In one of the classic scenes in the original “Die Hard” movie, the villain, played by Alan Rickman, eventually confesses to his incredulous victim that his outrages are all motivated by the desire for money. The victim is shocked and not a little disappointed. After all, we like to think that people murder, maim and ruin their fellowmen for altruistic reasons, or perhaps, out of a desire to spread the word of Allah or save Gaia. How terrible it would be if it were all about money.
Bloomberg has this interesting article on a man who, despite his many faults, has the virtue of directness.
Oct. 17 (Bloomberg) — Andrew Lahde, the hedge-fund manager who quit after posting an 870 percent gain last year, said farewell to clients in a letter that thanks stupid traders for making him rich and ends with a plea to legalize marijuana. … “I was in this game for money,” Lahde, 37, wrote in a two-page letter today in which he said he had come to hate the hedge-fund business. “The low-hanging fruit, i.e. idiots whose parents paid for prep school, Yale and then the Harvard MBA, was there for the taking. These people who were (often) truly not worthy of the education they received (or supposedly received) rose to the top of companies such as AIG, Bear Stearns and Lehman Brothers and all levels of our government. “All of this behavior supporting the Aristocracy, only ended up making it easier for me to find people stupid enough to take the other sides of my trades. God Bless America.”
In Boom and Boom, I raised the possibility that from time to time we are reminded that the law of dog eat dog has not yet been repealed. I recalled in comments how many Communists eventually discovered that not the best, but the worst floated to the top of their revolutionary organization. Maybe the last words every millenarian true believer hears, just before the end, is the phrase “so long suckers.”

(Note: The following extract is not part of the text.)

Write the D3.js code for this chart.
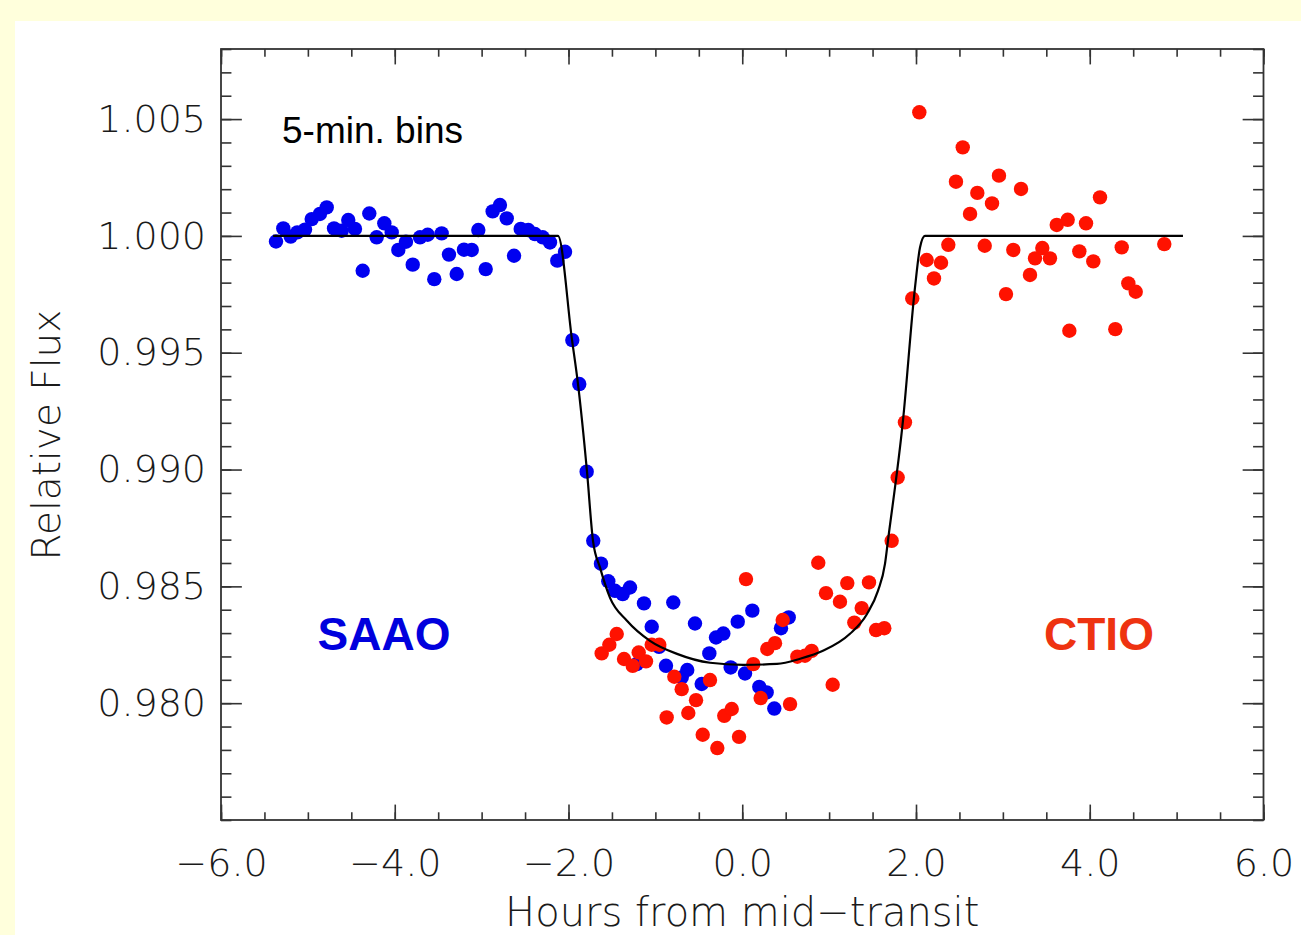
<!DOCTYPE html>
<html lang="en">
	<head>
		<meta charset="utf-8">
		<title>Transit light curve</title>
		<script type="text/javascript" src="https://cdn.jsdelivr.net/npm/d3@7"></script>
		<style type="text/css">
			body { margin: 0; background: #ffffdc; }
			svg { display: block; }
		</style>
	</head>
	<body>
		<script type="text/javascript">

			//Width and height
			var w = 1301;
			var h = 935;

			//SAAO 5-min bins (hours, relative flux)
			var saaoHours = [-5.367,-5.283,-5.198,-5.122,-5.033,-4.956,-4.861,-4.783,-4.699,-4.611,
				-4.535,-4.458,-4.369,-4.293,-4.208,-4.120,-4.035,-3.959,-3.871,-3.793,
				-3.709,-3.621,-3.545,-3.460,-3.376,-3.287,-3.203,-3.114,-3.038,-2.953,
				-2.873,-2.789,-2.711,-2.627,-2.550,-2.463,-2.386,-2.297,-2.213,-2.129,
				-2.040,-1.956,-1.876,-1.791,-1.715,-1.626,-1.542,-1.465,-1.376,-1.292,
				-1.215,-1.131,-1.042,-0.958,-0.878,-0.794,-0.697,-0.633,-0.544,-0.467,
				-0.379,-0.302,-0.218,-0.133,-0.052,0.032,0.116,0.196,0.281,0.369,
				0.446,0.535];
			var saaoFlux = [0.99976,1.00032,0.99997,1.00015,1.00027,1.00072,1.00094,1.00122,1.00032,1.00022,
				1.00068,1.00030,0.99851,1.00096,0.99994,1.00054,1.00015,0.99940,0.99975,0.99877,
				0.99994,1.00005,0.99815,1.00011,0.99920,0.99837,0.99941,0.99940,1.00025,0.99858,
				1.00105,1.00132,1.00075,0.99915,1.00030,1.00025,1.00008,0.99994,0.99972,0.99894,
				0.99932,0.99554,0.99366,0.98991,0.98695,0.98597,0.98522,0.98481,0.98467,0.98495,
				0.98167,0.98427,0.98327,0.98241,0.98160,0.98431,0.98110,0.98142,0.98341,0.98082,
				0.98213,0.98281,0.98298,0.98153,0.98349,0.98127,0.98396,0.98070,0.98046,0.97977,
				0.98321,0.98367];

			//CTIO 5-min bins
			var ctioHours = [-1.618,-1.530,-1.445,-1.361,-1.261,-1.192,-1.108,-1.042,-0.955,-0.870,
				-0.782,-0.697,-0.621,-0.532,-0.455,-0.371,-0.287,-0.207,-0.121,-0.037,
				0.043,0.127,0.212,0.288,0.377,0.466,0.550,0.634,0.722,0.799,
				0.875,0.964,1.041,1.125,1.209,1.290,1.375,1.459,1.540,1.635,
				1.720,1.789,1.873,1.957,2.038,2.123,2.207,2.288,2.372,2.460,
				2.538,2.622,2.706,2.791,2.875,2.955,3.036,3.120,3.209,3.312,
				3.370,3.454,3.542,3.620,3.746,3.765,3.880,3.957,4.041,4.118,
				4.294,4.368,4.444,4.529,4.858];
			var ctioFlux = [0.98213,0.98250,0.98296,0.98189,0.98160,0.98217,0.98179,0.98250,0.98250,0.97939,
				0.98113,0.98060,0.97958,0.98013,0.97865,0.98099,0.97808,0.97946,0.97975,0.97856,
				0.98531,0.98167,0.98022,0.98232,0.98257,0.98356,0.97996,0.98199,0.98203,0.98224,
				0.98601,0.98471,0.98079,0.98434,0.98514,0.98345,0.98407,0.98517,0.98313,0.98321,
				0.98695,0.98966,0.99202,0.99732,1.00529,0.99897,0.99818,0.99885,0.99962,1.00232,
				1.00379,1.00094,1.00184,0.99958,1.00139,1.00258,0.99751,0.99940,1.00201,0.99833,
				0.99904,0.99948,0.99904,1.00047,1.00069,0.99594,0.99934,1.00054,0.99891,1.00165,
				0.99601,0.99951,0.99797,0.99761,0.99965];

			//Model transit curve
			var modelHours = [-5.40,-2.121,-1.960,-1.891,-1.787,-1.718,-1.637,-1.522,-1.327,-1.062,
				-0.751,-0.371,0.009,0.400,0.665,0.929,1.240,1.436,1.562,1.643,
				1.677,1.850,1.988,2.046,2.103,5.073];
			var modelFlux = [1.0000,1.0000,0.99556,0.99367,0.98991,0.98695,0.98580,0.98451,0.98353,0.98267,
				0.98211,0.98173,0.98164,0.98168,0.98190,0.98224,0.98297,0.98382,0.98481,0.98596,
				0.98695,0.99209,0.99778,0.99950,1.0000,1.0000];

			//Ticks
			var xMajor = [-6, -4, -2, 0, 2, 4, 6];
			var yMajor = [0.980, 0.985, 0.990, 0.995, 1.000, 1.005];

			var plotL = 221, plotR = 1263.5, plotT = 49, plotB = 820;

			var xScale = d3.scaleLinear().domain([-6, 6]).range([plotL, plotR]);
			var yScale = d3.scaleLinear().domain([0.975, 1.008]).range([plotB, plotT]);

			var xMinor = d3.range(-6, 6.01, 0.5);
			var yMinor = d3.range(0.975, 1.0085, 0.001);

			var xLen = 0.02 * (plotB - plotT);
			var yLen = 0.02 * (plotR - plotL);

			//Create SVG element
			var svg = d3.select("body")
						.append("svg")
						.attr("width", w)
						.attr("height", h);

			svg.append("rect")
				.attr("x", 15).attr("y", 21)
				.attr("width", w).attr("height", h)
				.attr("fill", "white");

			var tickFont = "'DejaVu Sans', sans-serif";
			var axisColor = "#333";

			function styleAxis(g) {
				g.select(".domain").remove();
				g.selectAll(".tick line").attr("stroke", axisColor).attr("stroke-width", 1.6);
				g.selectAll("text").attr("fill", "#1a1a1a").attr("font-family", tickFont)
					.attr("font-weight", 200).attr("font-size", 38);
			}

			//minor ticks
			svg.append("g").attr("transform", "translate(0," + plotB + ")")
				.call(d3.axisBottom(xScale).tickValues(xMinor).tickSize(-xLen / 2).tickFormat(""))
				.call(styleAxis);
			svg.append("g").attr("transform", "translate(0," + plotT + ")")
				.call(d3.axisTop(xScale).tickValues(xMinor).tickSize(-xLen / 2).tickFormat(""))
				.call(styleAxis);
			svg.append("g").attr("transform", "translate(" + plotL + ",0)")
				.call(d3.axisLeft(yScale).tickValues(yMinor).tickSize(-yLen / 2).tickFormat(""))
				.call(styleAxis);
			svg.append("g").attr("transform", "translate(" + plotR + ",0)")
				.call(d3.axisRight(yScale).tickValues(yMinor).tickSize(-yLen / 2).tickFormat(""))
				.call(styleAxis);

			//major ticks
			svg.append("g").attr("transform", "translate(0," + plotB + ")")
				.call(d3.axisBottom(xScale).tickValues(xMajor).tickSize(-xLen).tickPadding(29)
					.tickFormat(d3.format(".1f")))
				.call(styleAxis);
			svg.append("g").attr("transform", "translate(0," + plotT + ")")
				.call(d3.axisTop(xScale).tickValues(xMajor).tickSize(-xLen).tickFormat(""))
				.call(styleAxis);
			svg.append("g").attr("transform", "translate(" + plotL + ",0)")
				.call(d3.axisLeft(yScale).tickValues(yMajor).tickSize(-yLen).tickPadding(15)
					.tickFormat(d3.format(".3f")))
				.call(styleAxis);
			svg.append("g").attr("transform", "translate(" + plotR + ",0)")
				.call(d3.axisRight(yScale).tickValues(yMajor).tickSize(-yLen).tickFormat(""))
				.call(styleAxis);

			//frame
			svg.append("rect")
				.attr("x", plotL).attr("y", plotT)
				.attr("width", plotR - plotL).attr("height", plotB - plotT)
				.attr("fill", "none")
				.attr("stroke", axisColor)
				.attr("stroke-width", 1.8);

			//axis titles
			svg.append("text")
				.text("Hours from mid\u2212transit")
				.attr("x", (plotL + plotR) / 2).attr("y", 926)
				.attr("text-anchor", "middle")
				.attr("font-family", tickFont).attr("font-weight", 200)
				.attr("font-size", 40).attr("fill", "#1a1a1a");

			svg.append("text")
				.text("Relative Flux")
				.attr("transform", "translate(60,435) rotate(-90)")
				.attr("text-anchor", "middle")
				.attr("font-family", tickFont).attr("font-weight", 200)
				.attr("font-size", 39).attr("fill", "#1a1a1a");

			//data points
			svg.selectAll("circle.saao")
				.data(saaoHours)
				.enter()
				.append("circle")
				.attr("class", "saao")
				.attr("cx", function(d){ return xScale(d); })
				.attr("cy", function(d, i){ return yScale(saaoFlux[i]); })
				.attr("r", 7.2)
				.attr("fill", "#0000f0");

			svg.selectAll("circle.ctio")
				.data(ctioHours)
				.enter()
				.append("circle")
				.attr("class", "ctio")
				.attr("cx", function(d){ return xScale(d); })
				.attr("cy", function(d, i){ return yScale(ctioFlux[i]); })
				.attr("r", 7.2)
				.attr("fill", "#ff1200");

			//model
			var line = d3.line()
				.x(function(d){ return xScale(d); })
				.y(function(d, i){ return yScale(modelFlux[i]); })
				.curve(d3.curveMonotoneX);

			svg.append("path")
				.attr("d", line(modelHours))
				.attr("fill", "none")
				.attr("stroke", "black")
				.attr("stroke-width", 2.2);

			//labels
			svg.append("text")
				.text("5-min. bins")
				.attr("x", 282).attr("y", 143)
				.attr("font-family", "'Liberation Sans', Arial, sans-serif")
				.attr("font-size", 37).attr("fill", "black");

			svg.append("text")
				.text("SAAO")
				.attr("x", 384).attr("y", 650)
				.attr("text-anchor", "middle")
				.attr("font-family", "'Liberation Sans', Arial, sans-serif")
				.attr("font-weight", "bold")
				.attr("font-size", 46).attr("fill", "#0000dd");

			svg.append("text")
				.text("CTIO")
				.attr("x", 1099).attr("y", 650)
				.attr("text-anchor", "middle")
				.attr("font-family", "'Liberation Sans', Arial, sans-serif")
				.attr("font-weight", "bold")
				.attr("font-size", 46).attr("fill", "#ee3311");

		</script>
	</body>
</html>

It seems odd to believe we can entrust our lives and fortunes to anyone but ourselves, or at least those subject to our supervision. In the current crisis the push is to give more power over our lives to others to ‘save us’. But there’s an inherent problem with that. In economics, the agency problem describes the difficulties which arise when the agent — a government bureaucrat, attorney or someone we have delegated power to — has interests which don’t quite line up with the principal. It is at the heart of doubts about how far we can solve our problems with regulation. Our “agents” — the regulators — often have interests which don’t coincide with those they claim to represent. To a large extent, it is an information problem: the public doesn’t know how much of the contract between representative and voter is actually being fulfilled.
This is the case to some extent for all contracts that are written in a world of information asymmetry, uncertainty and risk. Here, principals do not know enough about whether (or to what extent) a contract has been satisfied. The solution to this information problem — closely related to the moral hazard problem — is to ensure the provision of appropriate incentives so agents act in the way principals wish.
The public has to trust publicly available information sources to judge whether the politicians (or regulators) are in fact protecting them. As long as we trust them, the public just pays up. We are told not to worry because the MSM, with their professional journalists acting as watchdogs, is keeping the public informed. But the evidence suggests that we should worry, since the recent shocks are a very public indicator of a massive failure in information gathering and dissemination. Things got out of control and people didn’t realize it until the vehicle went over the cliff. Now that everyone is worried, the regulators are using that fear to apply for more power. But a moment’s thought will show that delegating more power without receiving more information to verify whether the principal-agent contract is being fulfilled is a recipe for disaster. This is why the noises about imposing a Fairness Doctrine on blogs and suing anyone who dares to question ACORN are so disturbing. Newsbusters says that “ABC News Used Obama Contributor as ‘Expert’ in Defense of ACORN”. That raises questions about how good our current information providers are. If we restrict journalism to the professionals we will actually be throttling the information bandwidth of the principals while simultaneously delegating power to the agents.